Coke Sales Bubble Up As Company Repositions Diet Sodas as "Healthy": Atlanta Journal-Constitution Article Also Quotes
Posted Dec 18 2008 8:11pm
The talented, objective, business reporter Duane D. Stanford of The Atlanta Journal-Constitution offers a thoughtful glimpse at Coca-Cola and discusses its new promotional tactics, which apparently have paid off for the company, whose globalsoft drink sales grew faster last year than they have since 1998 -- this despite falling sales in the U.S.
Duane also explains how the company is now positioning soft drinks as "healthy." (Read on to see my shocked comments about this new wildly creative marketing approach.)
Perhaps because of the fact that I'm a trained journalist, I do respect Duane's measured approach to the subject when he writes:
"To, sell even more sodas, [CEO Neville] Isdell is pushing back against the stigma surrounding carbonated soft drinks, escalated in part by a debate over childhood obesity. He told stock analysts at a recent convention in Scottsdale, Ariz., that he wants to reframe what defines the category. His argument: The decision to drink a diet soda also can be a health-conscious choice."
Health-conscious? Oh please. But back to Duane's more objective assessment:
The reporter also reveals that:
Coke plans to unveil a new vitamin-enhanced diet soda, called Diet Coke Plus.
The company began "dropping the term `carbonated soft drink' from its communications last month in favor of the term `sparkling beverages.'"
I'm sorry, but I think "sparkling" is applies only to the bottled water I had at dinner tonight, not soda.
Duane then covers the other side of the issue, which is where my point of view belongs.
He says that:
"Coke's effort to refresh the image of carbonated soft drinks as healthy has been panned by some, who say it's just window dressing."
Then come my remarks:
"I think it's really laughable to try to pass off diet drinks as healthy," said Connie Bennett, author of the book "Sugar Shock," which details health risks of sugary foods and beverages. "They sell water. Why don't they just market that more."

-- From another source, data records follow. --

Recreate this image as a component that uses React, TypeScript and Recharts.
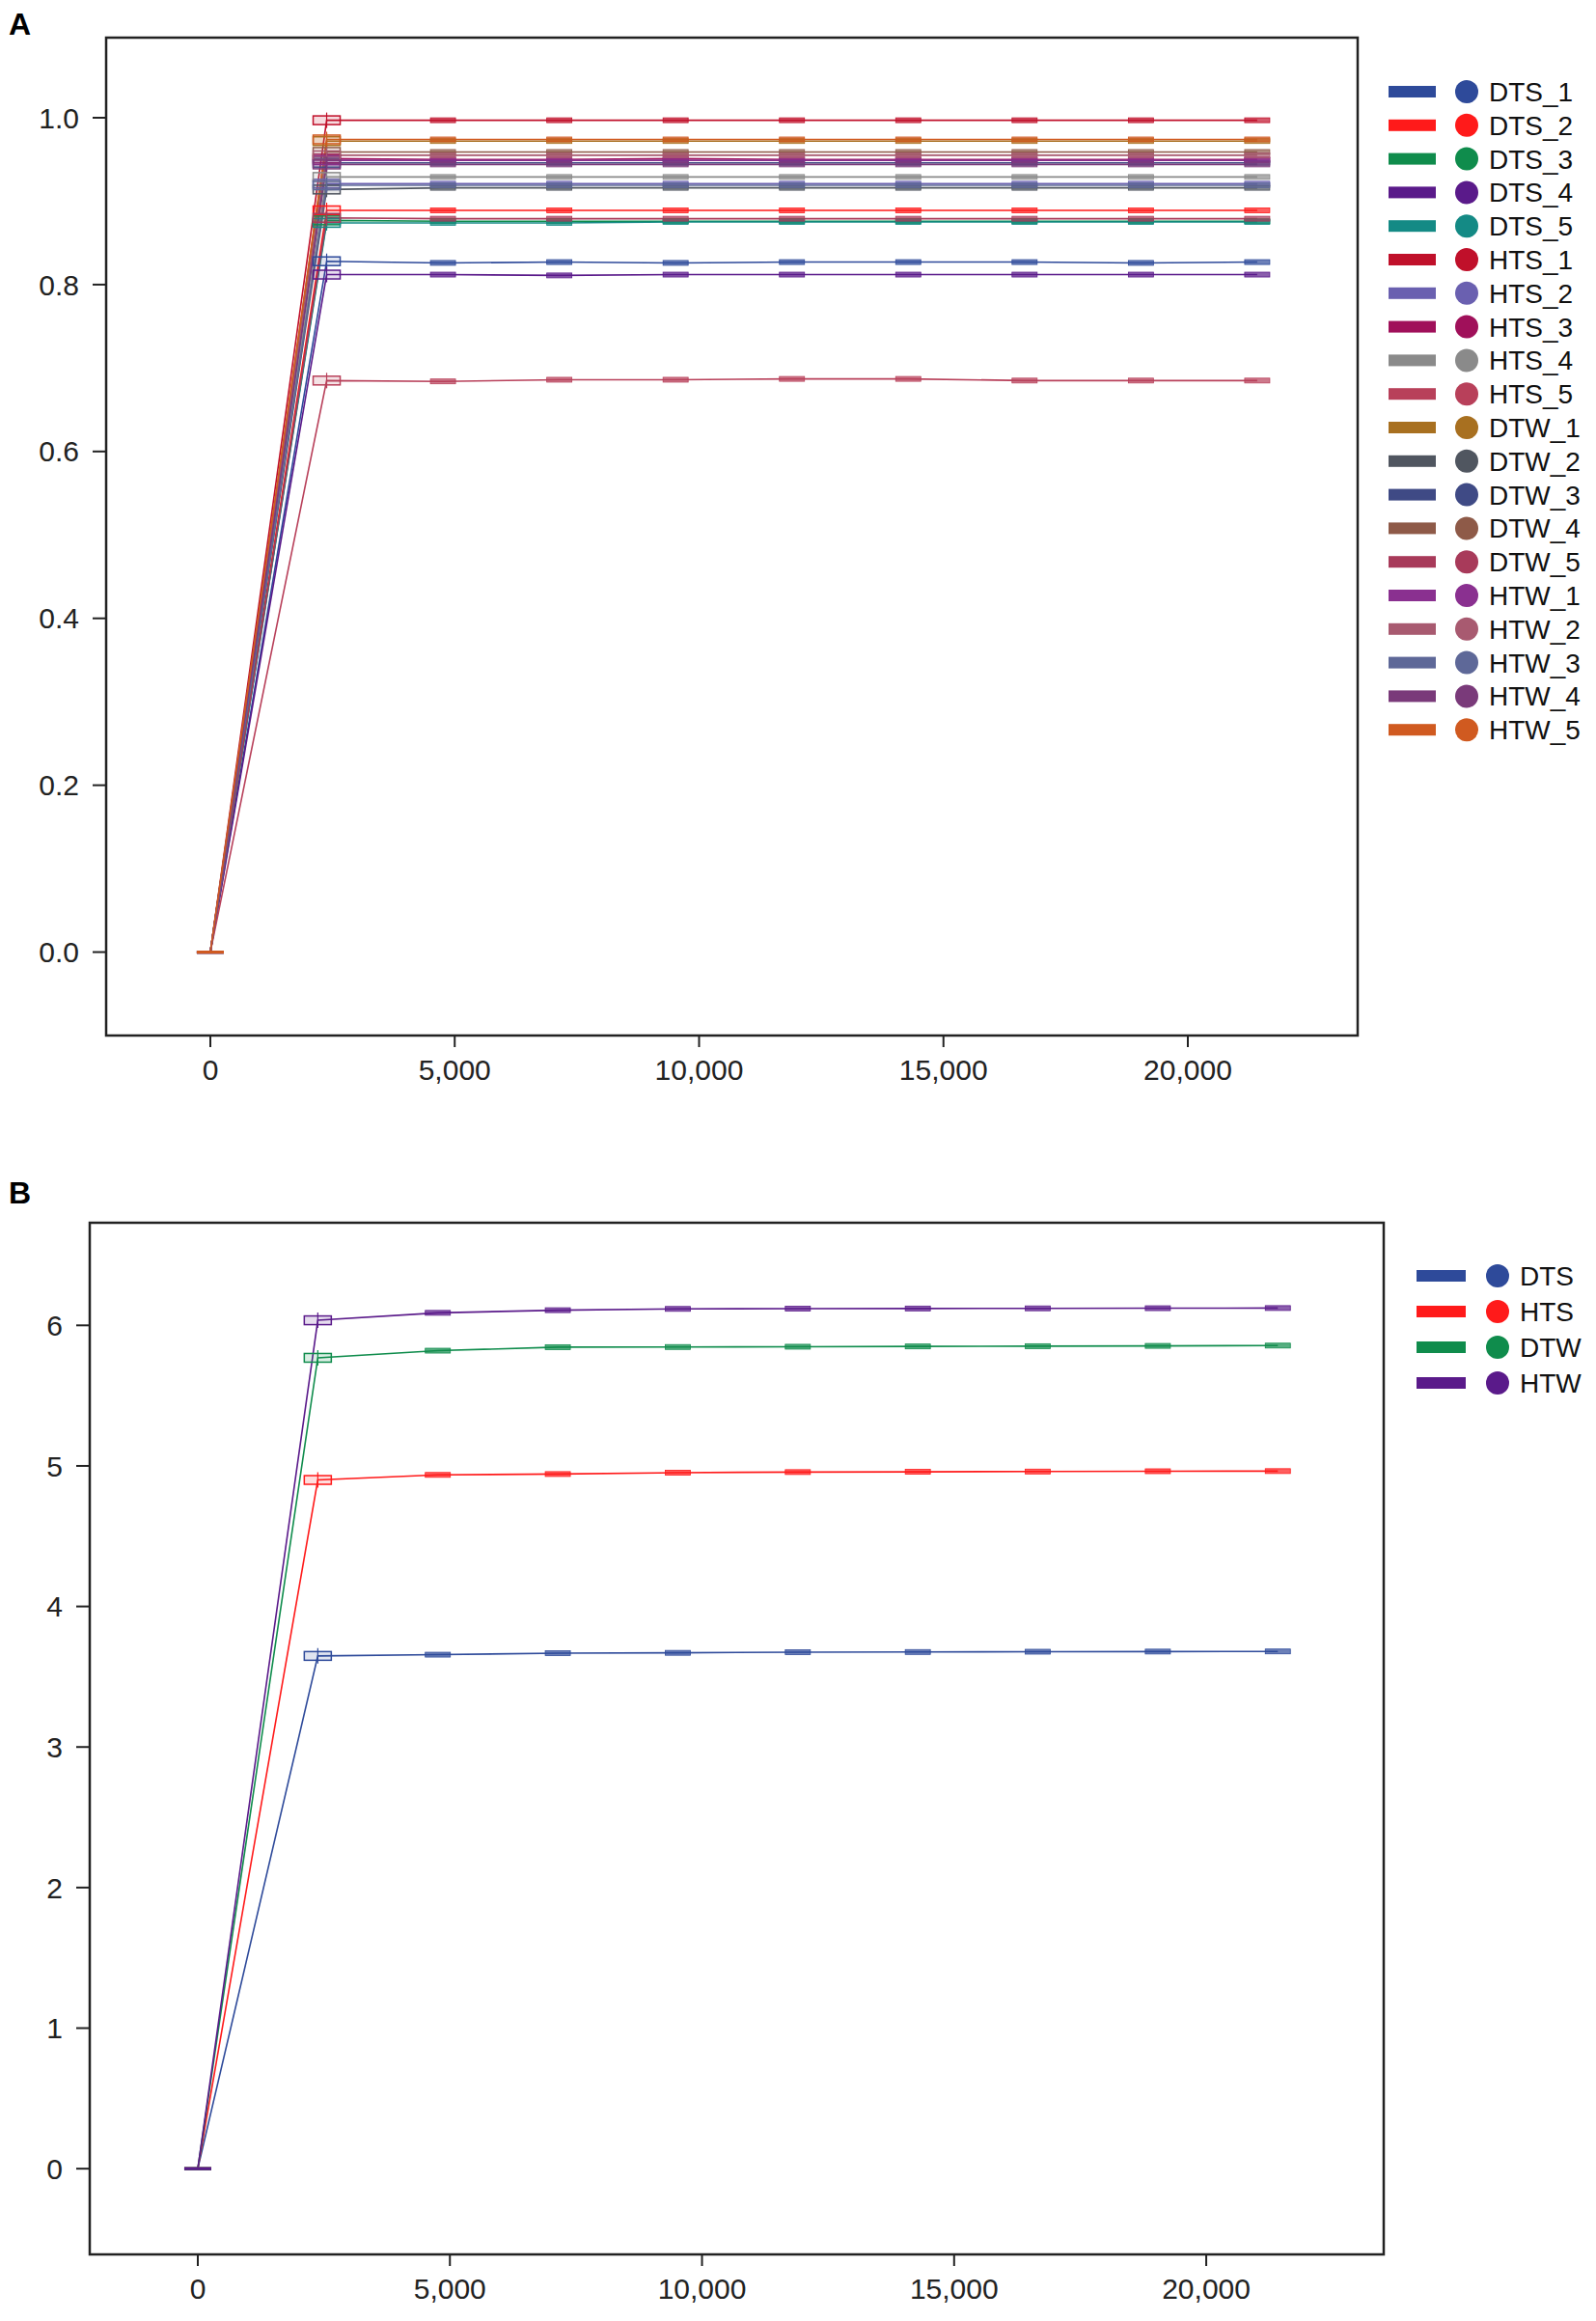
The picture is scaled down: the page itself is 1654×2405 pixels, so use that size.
import React from 'react';
import { LineChart, Line, XAxis, YAxis, ReferenceArea, Legend } from 'recharts';

// sequencing depth at each rarefaction step
const DEPTHS = [0, 2380, 4760, 7140, 9520, 11900, 14280, 16660, 19040, 21420];
const X_TICKS = [0, 5000, 10000, 15000, 20000];

// panel A: per-sample curves
const SAMPLES = [
  'DTS_1', 'DTS_2', 'DTS_3', 'DTS_4', 'DTS_5',
  'HTS_1', 'HTS_2', 'HTS_3', 'HTS_4', 'HTS_5',
  'DTW_1', 'DTW_2', 'DTW_3', 'DTW_4', 'DTW_5',
  'HTW_1', 'HTW_2', 'HTW_3', 'HTW_4', 'HTW_5',
];
const SAMPLE_COLORS = [
  '#2e4a9a', '#ff1a1a', '#0f8c4c', '#5a1a8a', '#148a85',
  '#c0102a', '#6a60b0', '#a0105a', '#8a8a8a', '#b8405a',
  '#a87020', '#505660', '#3f4a85', '#8e5a48', '#a83a5a',
  '#8a3090', '#a85a70', '#5e6898', '#7a3a7a', '#d05a20',
];
const DTS_1 = [0, 0.828, 0.826, 0.827, 0.826, 0.827, 0.827, 0.827, 0.826, 0.827];
const DTS_2 = [0, 0.889, 0.889, 0.889, 0.889, 0.889, 0.889, 0.889, 0.889, 0.889];
const DTS_3 = [0, 0.877, 0.876, 0.876, 0.876, 0.876, 0.876, 0.876, 0.876, 0.876];
const DTS_4 = [0, 0.812, 0.812, 0.811, 0.812, 0.812, 0.812, 0.812, 0.812, 0.812];
const DTS_5 = [0, 0.874, 0.874, 0.874, 0.875, 0.875, 0.875, 0.875, 0.875, 0.875];
const HTS_1 = [0, 0.997, 0.997, 0.997, 0.997, 0.997, 0.997, 0.997, 0.997, 0.997];
const HTS_2 = [0, 0.921, 0.921, 0.921, 0.921, 0.921, 0.921, 0.921, 0.921, 0.921];
const HTS_3 = [0, 0.951, 0.950, 0.950, 0.951, 0.950, 0.950, 0.950, 0.950, 0.950];
const HTS_4 = [0, 0.929, 0.929, 0.929, 0.929, 0.929, 0.929, 0.929, 0.929, 0.929];
const HTS_5 = [0, 0.685, 0.684, 0.686, 0.686, 0.687, 0.687, 0.685, 0.685, 0.685];
const DTW_1 = [0, 0.972, 0.972, 0.972, 0.972, 0.972, 0.972, 0.972, 0.972, 0.972];
const DTW_2 = [0, 0.914, 0.916, 0.916, 0.916, 0.916, 0.916, 0.916, 0.916, 0.916];
const DTW_3 = [0, 0.946, 0.946, 0.946, 0.946, 0.946, 0.946, 0.946, 0.946, 0.946];
const DTW_4 = [0, 0.959, 0.959, 0.959, 0.959, 0.959, 0.959, 0.959, 0.959, 0.959];
const DTW_5 = [0, 0.880, 0.879, 0.879, 0.879, 0.879, 0.879, 0.879, 0.879, 0.879];
const HTW_1 = [0, 0.949, 0.949, 0.949, 0.949, 0.949, 0.949, 0.949, 0.949, 0.949];
const HTW_2 = [0, 0.955, 0.955, 0.955, 0.955, 0.955, 0.955, 0.955, 0.955, 0.955];
const HTW_3 = [0, 0.919, 0.919, 0.919, 0.919, 0.919, 0.919, 0.919, 0.919, 0.919];
const HTW_4 = [0, 0.944, 0.944, 0.944, 0.944, 0.944, 0.944, 0.944, 0.944, 0.944];
const HTW_5 = [0, 0.974, 0.974, 0.974, 0.974, 0.974, 0.974, 0.974, 0.974, 0.974];
const SAMPLE_VALUES = [
  DTS_1, DTS_2, DTS_3, DTS_4, DTS_5,
  HTS_1, HTS_2, HTS_3, HTS_4, HTS_5,
  DTW_1, DTW_2, DTW_3, DTW_4, DTW_5,
  HTW_1, HTW_2, HTW_3, HTW_4, HTW_5,
];
const A_Y_TICKS = [0, 0.2, 0.4, 0.6, 0.8, 1.0];

// panel B: group curves
const GROUPS = ['DTS', 'HTS', 'DTW', 'HTW'];
const GROUP_COLORS = ['#2e4a9a', '#ff1a1a', '#0f8c4c', '#5a1a8a'];
const DTS = [0, 3.648, 3.657, 3.668, 3.670, 3.675, 3.676, 3.678, 3.679, 3.680];
const HTS = [0, 4.900, 4.936, 4.942, 4.952, 4.956, 4.958, 4.960, 4.962, 4.963];
const DTW = [0, 5.769, 5.820, 5.845, 5.846, 5.848, 5.850, 5.852, 5.854, 5.856];
const HTW = [0, 6.036, 6.089, 6.108, 6.117, 6.119, 6.120, 6.121, 6.122, 6.123];
const GROUP_VALUES = [DTS, HTS, DTW, HTW];
const B_Y_TICKS = [0, 1, 2, 3, 4, 5, 6];

const dataA = DEPTHS.map((d, i) => {
  const row: Record<string, number> = { depth: d };
  SAMPLES.forEach((s, k) => { row[s] = SAMPLE_VALUES[k][i]; });
  return row;
});
const dataB = DEPTHS.map((d, i) => {
  const row: Record<string, number> = { depth: d };
  GROUPS.forEach((g, k) => { row[g] = GROUP_VALUES[k][i]; });
  return row;
});

const FONT = '"Liberation Sans", Arial, sans-serif';
const TICK_STYLE = { fontSize: 30, fill: '#222', fontFamily: FONT };

const BoxDot = ({ cx, cy, index, color }: any) => {
  if (cx == null || cy == null) return null;
  if (index === 0) {
    return <rect x={cx - 14} y={cy - 1.5} width={28} height={3} fill={color} />;
  }
  if (index === 1) {
    return (
      <g>
        <line x1={cx} x2={cx} y1={cy - 8} y2={cy + 8} stroke={color} strokeWidth={1.2} />
        <rect x={cx - 14} y={cy - 4.5} width={28} height={9} fill={color} fillOpacity={0.15} stroke={color} strokeWidth={1.5} />
      </g>
    );
  }
  return <rect x={cx - 13} y={cy - 2.5} width={26} height={5} fill={color} fillOpacity={0.7} stroke={color} strokeWidth={0.8} />;
};

const makeLegend = (names: string[], colors: string[], rowGap: number, sw: number, cxOff: number, txtOff: number) => () => (
  <svg width={240} height={names.length * rowGap + 10}>
    {names.map((n, i) => {
      const y = 16 + i * rowGap;
      return (
        <g key={n}>
          <rect x={8} y={y - 6} width={sw} height={12} fill={colors[i]} />
          <circle cx={cxOff} cy={y} r={12} fill={colors[i]} />
          <text x={txtOff} y={y + 10} fontSize={28} fontFamily={FONT} fill="#111">{n}</text>
        </g>
      );
    })}
  </svg>
);

const fmtX = (v: number) => v.toLocaleString('en-US');

export default function App() {
  const A_X = [-2132, 23475];
  const A_Y = [-0.1, 1.096];
  const B_X = [-2143, 23520];
  const B_Y = [-0.61, 6.73];

  return (
    <div style={{ position: 'absolute', left: 0, top: 0, width: 1654, height: 2405, background: '#fff' }}>
      <div style={{ position: 'absolute', left: 9, top: 9, fontSize: 32, lineHeight: 1, fontWeight: 'bold', fontFamily: FONT }}>A</div>
      <div style={{ position: 'absolute', left: 0, top: 0 }}>
        <LineChart width={1654} height={1200} data={dataA} margin={{ top: 39, right: 247, bottom: 67, left: 30 }}>
          <XAxis
            type="number" dataKey="depth" domain={A_X} ticks={X_TICKS} allowDataOverflow
            tickFormatter={fmtX} axisLine={false} tickSize={12} tickMargin={13}
            tickLine={{ stroke: '#222', strokeWidth: 2 }} tick={TICK_STYLE} height={60}
          />
          <YAxis
            type="number" domain={A_Y} ticks={A_Y_TICKS} allowDataOverflow
            tickFormatter={(v: number) => v.toFixed(1)} axisLine={false} tickSize={14} tickMargin={14}
            tickLine={{ stroke: '#222', strokeWidth: 2 }} tick={TICK_STYLE} width={80}
          />
          <ReferenceArea x1={A_X[0]} x2={A_X[1]} y1={A_Y[0]} y2={A_Y[1]} fill="none" stroke="#222" strokeWidth={2.5} ifOverflow="visible" />
          {SAMPLES.map((s, k) => (
            <Line
              key={s} type="linear" dataKey={s} stroke={SAMPLE_COLORS[k]} strokeWidth={1.6}
              isAnimationActive={false}
              dot={(p: any) => <BoxDot key={`${s}-${p.index}`} cx={p.cx} cy={p.cy} index={p.index} color={SAMPLE_COLORS[k]} />}
              activeDot={false}
            />
          ))}
          <Legend
            layout="vertical" align="center" verticalAlign="middle"
            wrapperStyle={{ left: 1431, top: 79, width: 240 }}
            content={makeLegend(SAMPLES, SAMPLE_COLORS, 34.8, 49, 89, 112)}
          />
        </LineChart>
      </div>

      <div style={{ position: 'absolute', left: 9, top: 1220, fontSize: 32, lineHeight: 1, fontWeight: 'bold', fontFamily: FONT }}>B</div>
      <div style={{ position: 'absolute', left: 0, top: 1200 }}>
        <LineChart width={1654} height={1205} data={dataB} margin={{ top: 67, right: 220, bottom: 9, left: 13 }}>
          <XAxis
            type="number" dataKey="depth" domain={B_X} ticks={X_TICKS} allowDataOverflow
            tickFormatter={fmtX} axisLine={false} tickSize={12} tickMargin={13}
            tickLine={{ stroke: '#222', strokeWidth: 2 }} tick={TICK_STYLE} height={60}
          />
          <YAxis
            type="number" domain={B_Y} ticks={B_Y_TICKS} allowDataOverflow
            axisLine={false} tickSize={14} tickMargin={14}
            tickLine={{ stroke: '#222', strokeWidth: 2 }} tick={TICK_STYLE} width={80}
          />
          <ReferenceArea x1={B_X[0]} x2={B_X[1]} y1={B_Y[0]} y2={B_Y[1]} fill="none" stroke="#222" strokeWidth={2.5} ifOverflow="visible" />
          {GROUPS.map((g, k) => (
            <Line
              key={g} type="linear" dataKey={g} stroke={GROUP_COLORS[k]} strokeWidth={1.6}
              isAnimationActive={false}
              dot={(p: any) => <BoxDot key={`${g}-${p.index}`} cx={p.cx} cy={p.cy} index={p.index} color={GROUP_COLORS[k]} />}
              activeDot={false}
            />
          ))}
          <Legend
            layout="vertical" align="center" verticalAlign="middle"
            wrapperStyle={{ left: 1460, top: 106, width: 240 }}
            content={makeLegend(GROUPS, GROUP_COLORS, 37, 51, 92, 115)}
          />
        </LineChart>
      </div>
    </div>
  );
}
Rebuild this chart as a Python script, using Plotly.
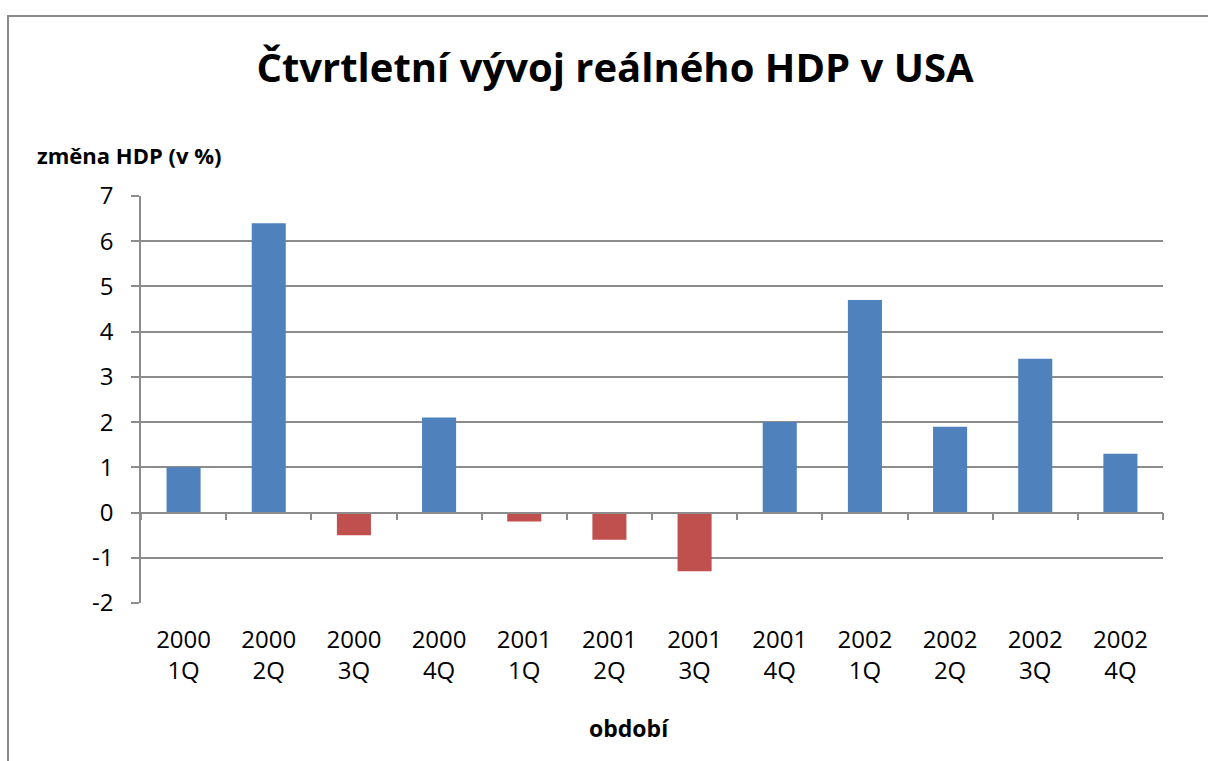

Duane pretty well captured my sentiments.
He also brings up another valid point, which is that:
"Some consumers also "worry about artificial sweeteners in diet drinks, in part because of studies suggesting links between the sweeteners and cancer and other illnesses. The federal government, which regulates artificial sweeteners, has said there is no clear evidence of such links."
You know, despite the fact that I consider diet drinks anything but healthy, you really have to almost grudgingly admire these absolutely outlandish marketing tactics -- which clearly have been designed to make a buck.
I sure hope no one falls for this absurd concept. Diet drinks are not healthy. End of the story.